RHINEBECK, N.Y. – For the curious looking to snap a picture or wander the grounds where the daughter of a former president and a sitting secretary of state is expected to get married, police have some advice: Cut it out or face arrest.
State troopers working with the U.S. Secret Service say they have gotten more calls than usual related to the posh Astor Estate in Rhinebeck, an upstate town where two Norwegian journalists were charged with trespassing as they snapped photos at the estate's gate. The journalists were on assignment, covering Chelsea Clinton's expected wedding at the estate for the Oslo newspaper Verdens Gang.
Clinton, the daughter of former President Bill Clinton and Secretary of State Hillary Rodham Clinton, is expected to marry investment banker Marc Mezvinsky there on July 31, media reports say.
State police Maj. Michael A. Kopy said officers will be diligent about keeping the estate secure.
"We're aware of the visit by the former president of the United States and are working with the U.S. Secret Service as we do with all visits by protectees of the Secret Service," Kopy said. "We're responding to calls (around the estate). Anybody who is located on the grounds of the estate will be arrested and prosecuted."
Just ask Thomas Bjorn Nilsson and Kjerste Sortland. They were charged with a violation after they were stopped Wednesday afternoon on the estate, in a picturesque town along the Hudson River, 90 miles north of New York City, police said.

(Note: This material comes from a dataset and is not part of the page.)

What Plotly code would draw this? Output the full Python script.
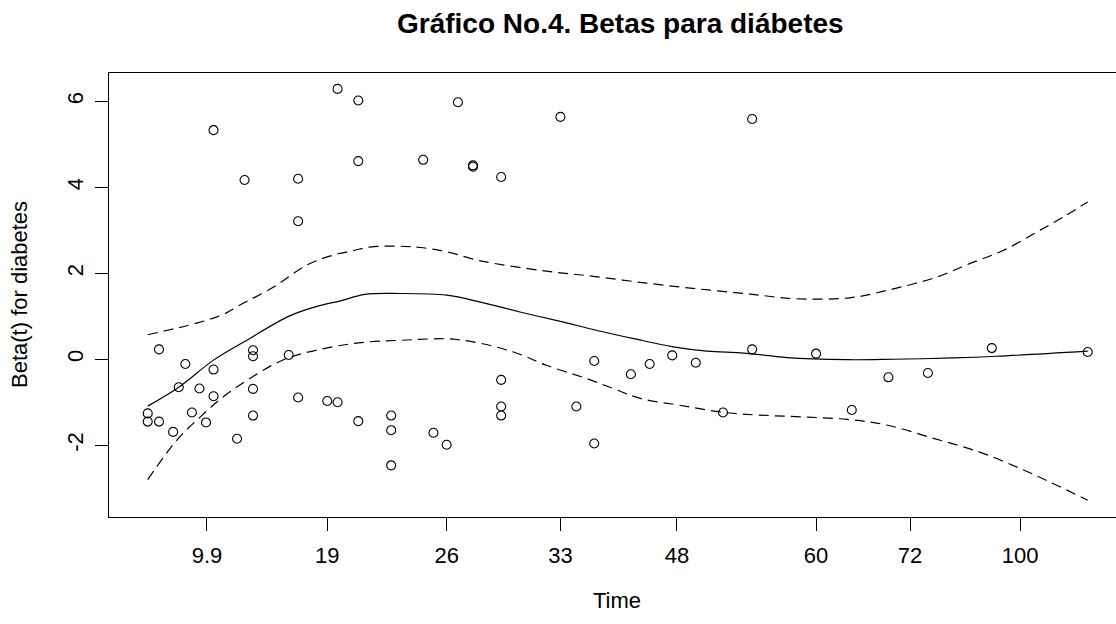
import plotly.graph_objects as go

# Scaled Schoenfeld residuals for diabetes on the KM-transformed time scale
time_km = [0.202, 0.224, 0.070, 0.103, 0.160, 0.224, 0.160, 0.012, 0.040, 0.070,
           0.112, 0.112, 0.150, 0.033, 0.055, 0.070, 0.112, 0.160, 0.191, 0.202,
           0.000, 0.000, 0.012, 0.047, 0.062, 0.112, 0.027, 0.095, 0.224, 0.259,
           0.259, 0.259, 0.330, 0.439, 0.293, 0.346, 0.346, 0.376, 0.304, 0.318,
           0.376, 0.376, 0.376, 0.456, 0.475, 0.475, 0.514, 0.534, 0.558, 0.583,
           0.612, 0.643, 0.643, 0.711, 0.749, 0.788, 0.830, 0.898, 1.000]
beta_resid = [6.29, 6.02, 5.33, 4.17, 4.20, 4.61, 3.21, 0.23, -0.11, -0.24,
              0.21, 0.07, 0.10, -0.65, -0.68, -0.86, -0.69, -0.89, -0.97, -1.00,
              -1.26, -1.45, -1.45, -1.24, -1.47, -1.31, -1.69, -1.85, -1.44, -1.31,
              -1.65, -2.47, 5.98, 5.64, 4.64, 4.48, 4.51, 4.24, -1.71, -1.99,
              -0.48, -1.10, -1.31, -1.10, -0.04, -1.96, -0.35, -0.11, 0.09, -0.08,
              -1.24, 5.59, 0.23, 0.13, -1.18, -0.42, -0.32, 0.26, 0.17]

# Smoothed beta(t)
fit_x = [0.000, 0.033, 0.070, 0.102, 0.151, 0.180, 0.205, 0.231, 0.268, 0.318,
         0.354, 0.396, 0.439, 0.478, 0.517, 0.559, 0.595, 0.630, 0.651, 0.680,
         0.744, 0.793, 0.857, 0.903, 1.000]
fit_y = [-1.09, -0.65, -0.02, 0.40, 1.01, 1.23, 1.36, 1.51, 1.53, 1.49,
         1.33, 1.10, 0.88, 0.67, 0.48, 0.29, 0.19, 0.15, 0.11, 0.04,
         -0.01, 0.00, 0.03, 0.07, 0.19]

# Upper confidence band
upper_x = [0.000, 0.052, 0.080, 0.098, 0.134, 0.169, 0.197, 0.219, 0.236, 0.268,
           0.290, 0.318, 0.354, 0.424, 0.474, 0.531, 0.584, 0.630, 0.651, 0.687,
           0.747, 0.786, 0.839, 0.875, 0.910, 0.946, 0.974, 1.000]
upper_y = [0.57, 0.84, 1.04, 1.26, 1.68, 2.19, 2.42, 2.53, 2.61, 2.63,
           2.60, 2.50, 2.29, 2.05, 1.93, 1.77, 1.64, 1.54, 1.49, 1.41,
           1.43, 1.60, 1.91, 2.23, 2.53, 2.96, 3.31, 3.66]

# Lower confidence band
lower_x = [0.000, 0.031, 0.056, 0.080, 0.112, 0.148, 0.197, 0.233, 0.268, 0.329,
           0.389, 0.424, 0.467, 0.495, 0.524, 0.566, 0.619, 0.744, 0.786, 0.836,
           0.885, 0.928, 0.963, 1.000]
lower_y = [-2.80, -1.88, -1.34, -0.88, -0.40, 0.02, 0.29, 0.40, 0.44, 0.46,
           0.17, -0.14, -0.45, -0.68, -0.91, -1.07, -1.25, -1.40, -1.53, -1.84,
           -2.16, -2.54, -2.89, -3.28]

# Time axis: positions on the transformed scale and their labels
time_tick_pos = [0.063, 0.191, 0.318, 0.439, 0.563, 0.711, 0.811, 0.928]
time_tick_text = ["9.9", "19", "26", "33", "48", "60", "72", "100"]
beta_ticks = [-2, 0, 2, 4, 6]

FONT = "Liberation Sans, Arial, Helvetica, sans-serif"
W, H = 1116, 624
L, R, T, B = 109, 0, 73, 107

fig = go.Figure()
fig.add_trace(go.Scatter(x=time_km, y=beta_resid, mode="markers",
                         marker=dict(symbol="circle-open", size=9, color="black",
                                     line=dict(width=1.1, color="black")),
                         showlegend=False))
fig.add_trace(go.Scatter(x=fit_x, y=fit_y, mode="lines", line_shape="spline",
                         line=dict(color="black", width=1.2), showlegend=False))
for bx, by in ((upper_x, upper_y), (lower_x, lower_y)):
    fig.add_trace(go.Scatter(x=bx, y=by, mode="lines", line_shape="spline",
                             line=dict(color="black", width=1.2, dash="10px,6px"),
                             showlegend=False))

pw = W - L - R
ph = H - T - B

def px_x(p):
    return (p - L) / pw

def px_y(p):
    return (H - B - p) / ph

fig.update_layout(
    width=W, height=H,
    margin=dict(l=L, r=R, t=T, b=B),
    paper_bgcolor="white", plot_bgcolor="white",
    font=dict(family=FONT, color="black", size=22),
    xaxis=dict(range=[-0.0412, 1.0301], showgrid=False, zeroline=False,
               showline=True, mirror=True, linecolor="black", linewidth=1,
               ticks="outside", ticklen=13, tickcolor="black", tickwidth=1,
               tickvals=time_tick_pos, ticktext=time_tick_text,
               tickfont=dict(size=22), ticklabelstandoff=6),
    yaxis=dict(range=[-3.67, 6.66], showgrid=False, zeroline=False,
               showline=True, mirror=False, linecolor="black", linewidth=1,
               ticks="outside", ticklen=13, tickcolor="black", tickwidth=1,
               tickvals=beta_ticks, ticktext=[str(v) for v in beta_ticks],
               tickangle=-90, tickfont=dict(size=22), ticklabelstandoff=3),
    annotations=[
        dict(text="<b>Gráfico No.4. Betas para diábetes</b>", xref="paper", yref="paper",
             x=px_x(620), y=px_y(24), showarrow=False, font=dict(size=28),
             xanchor="center", yanchor="middle"),
        dict(text="Time", xref="paper", yref="paper", x=px_x(617), y=px_y(600),
             showarrow=False, font=dict(size=22), xanchor="center", yanchor="middle"),
        dict(text="Beta(t) for diabetes", xref="paper", yref="paper", x=px_x(19),
             y=px_y(295), showarrow=False, font=dict(size=22), textangle=-90,
             xanchor="center", yanchor="middle"),
    ],
)

fig.write_html("out.html")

Kopy said Nilsson, a photographer based in New York City, and Sortland, an editor based in Norway, identified themselves as journalists and were taking pictures. He didn't know if the images were confiscated and wasn't aware whether they mentioned the Clinton wedding.
The two arrested journalists are due in court Aug. 12.
Reached in Oslo, Helje Solberg, managing editor at Verdens Gang, told The Associated Press police went overboard when Nilsson and Sortland tried to take pictures of the gate. She said they were not on the property.
"We did not realize it was forbidden to take the picture of the gate of the house where the Clinton wedding is to be," she said.
Solberg said the paper will pay the fine — in New York, trespassing is a violation punishable by up to 15 days in jail and/or a fine up to $250 — even though "we see this as an overreaction."
"The Clinton wedding has a public interest," Solberg said.
The estate was designed by renowned architect Stanford White for John Jacob Astor IV, the early 20th-century millionaire who died when the Titanic went down. It recently was on the market for $12 million, real estate agents said.
Rhinebeck, a town of about 8,000 residents, is just 75 miles from the Chappaqua, N.Y., home the former president and first lady bought before her successful run for the U.S. Senate in 2000. The Clintons have passed through the town a number of times.